• _Direction_
Copy whichever lines contain the string "React".

• _Collected data_
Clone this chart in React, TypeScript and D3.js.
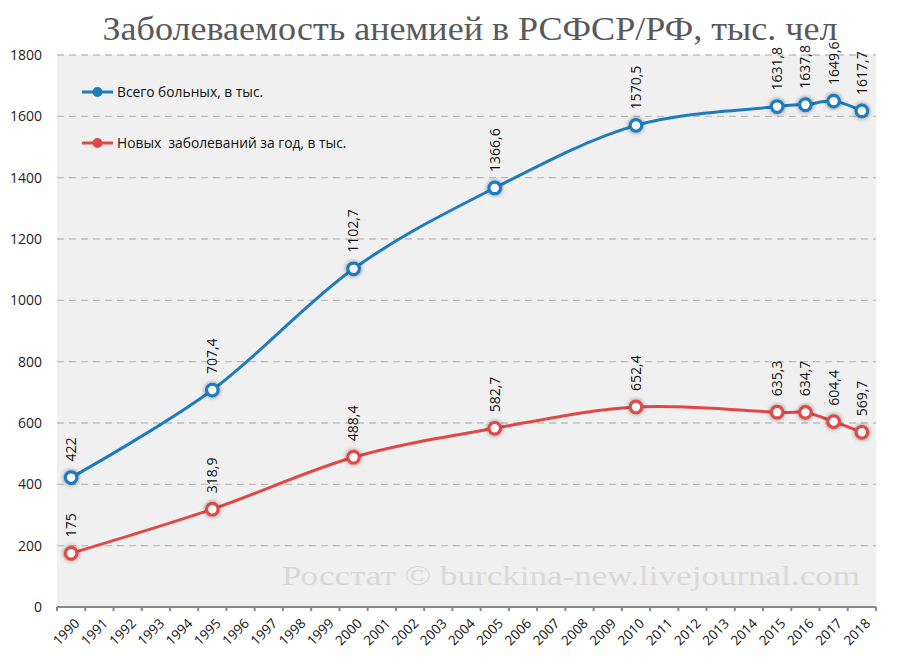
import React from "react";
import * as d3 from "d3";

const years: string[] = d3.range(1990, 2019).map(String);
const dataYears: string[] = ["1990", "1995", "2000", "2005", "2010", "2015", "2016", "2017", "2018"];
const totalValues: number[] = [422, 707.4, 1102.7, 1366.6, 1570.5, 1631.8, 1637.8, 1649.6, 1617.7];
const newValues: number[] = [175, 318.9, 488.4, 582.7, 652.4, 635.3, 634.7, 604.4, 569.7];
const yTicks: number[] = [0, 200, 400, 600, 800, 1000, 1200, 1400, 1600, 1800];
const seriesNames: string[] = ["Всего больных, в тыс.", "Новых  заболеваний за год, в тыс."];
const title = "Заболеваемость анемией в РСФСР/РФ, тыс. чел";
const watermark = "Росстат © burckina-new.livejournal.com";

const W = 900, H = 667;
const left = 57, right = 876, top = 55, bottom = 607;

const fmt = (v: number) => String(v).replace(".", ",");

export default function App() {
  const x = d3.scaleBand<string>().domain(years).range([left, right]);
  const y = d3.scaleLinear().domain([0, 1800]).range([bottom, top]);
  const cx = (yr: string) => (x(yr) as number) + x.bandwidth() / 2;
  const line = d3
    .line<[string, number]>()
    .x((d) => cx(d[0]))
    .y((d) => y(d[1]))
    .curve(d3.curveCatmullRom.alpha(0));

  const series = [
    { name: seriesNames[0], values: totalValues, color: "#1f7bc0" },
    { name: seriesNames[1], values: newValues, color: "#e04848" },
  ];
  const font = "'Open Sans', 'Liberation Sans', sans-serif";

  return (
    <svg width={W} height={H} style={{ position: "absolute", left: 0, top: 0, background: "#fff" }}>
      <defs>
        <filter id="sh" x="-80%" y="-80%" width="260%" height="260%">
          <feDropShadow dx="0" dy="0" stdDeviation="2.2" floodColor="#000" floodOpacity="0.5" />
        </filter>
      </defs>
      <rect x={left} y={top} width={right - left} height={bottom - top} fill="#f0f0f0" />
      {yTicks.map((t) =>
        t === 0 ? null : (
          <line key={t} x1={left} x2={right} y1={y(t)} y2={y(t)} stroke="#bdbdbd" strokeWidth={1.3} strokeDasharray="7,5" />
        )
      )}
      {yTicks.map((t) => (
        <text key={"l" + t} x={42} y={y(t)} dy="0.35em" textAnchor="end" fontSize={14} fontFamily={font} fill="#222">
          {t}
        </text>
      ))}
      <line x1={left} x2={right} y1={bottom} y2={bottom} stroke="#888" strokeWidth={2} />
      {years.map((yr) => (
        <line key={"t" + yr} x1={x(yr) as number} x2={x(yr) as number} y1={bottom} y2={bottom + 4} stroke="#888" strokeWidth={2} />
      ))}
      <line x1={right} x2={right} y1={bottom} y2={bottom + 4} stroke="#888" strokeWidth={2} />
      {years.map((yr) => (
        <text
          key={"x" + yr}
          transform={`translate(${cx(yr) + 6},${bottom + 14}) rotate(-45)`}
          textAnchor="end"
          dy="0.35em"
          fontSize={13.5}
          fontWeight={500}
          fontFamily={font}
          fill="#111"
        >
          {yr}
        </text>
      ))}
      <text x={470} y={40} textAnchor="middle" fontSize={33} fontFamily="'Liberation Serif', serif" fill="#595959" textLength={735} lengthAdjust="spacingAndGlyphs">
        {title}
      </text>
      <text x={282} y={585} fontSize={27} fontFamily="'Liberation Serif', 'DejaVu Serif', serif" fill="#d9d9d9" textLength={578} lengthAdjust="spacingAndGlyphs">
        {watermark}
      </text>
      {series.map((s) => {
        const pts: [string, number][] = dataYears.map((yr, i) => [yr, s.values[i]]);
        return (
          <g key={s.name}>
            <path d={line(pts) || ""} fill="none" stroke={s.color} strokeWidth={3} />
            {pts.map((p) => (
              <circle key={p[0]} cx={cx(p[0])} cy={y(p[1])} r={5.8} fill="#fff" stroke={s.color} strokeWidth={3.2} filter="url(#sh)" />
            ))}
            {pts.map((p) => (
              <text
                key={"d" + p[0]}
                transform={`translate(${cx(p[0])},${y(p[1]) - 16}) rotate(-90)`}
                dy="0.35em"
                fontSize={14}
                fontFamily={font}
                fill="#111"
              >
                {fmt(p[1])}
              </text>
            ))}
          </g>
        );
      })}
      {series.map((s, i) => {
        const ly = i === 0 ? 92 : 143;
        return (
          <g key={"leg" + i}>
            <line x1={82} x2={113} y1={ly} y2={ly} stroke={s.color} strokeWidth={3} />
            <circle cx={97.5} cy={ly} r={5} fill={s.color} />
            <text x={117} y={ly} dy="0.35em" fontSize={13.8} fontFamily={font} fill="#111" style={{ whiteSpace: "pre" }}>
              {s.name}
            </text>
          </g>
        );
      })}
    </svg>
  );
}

• _Result of this task_
Clone this chart in React, TypeScript and D3.js.
import React from "react";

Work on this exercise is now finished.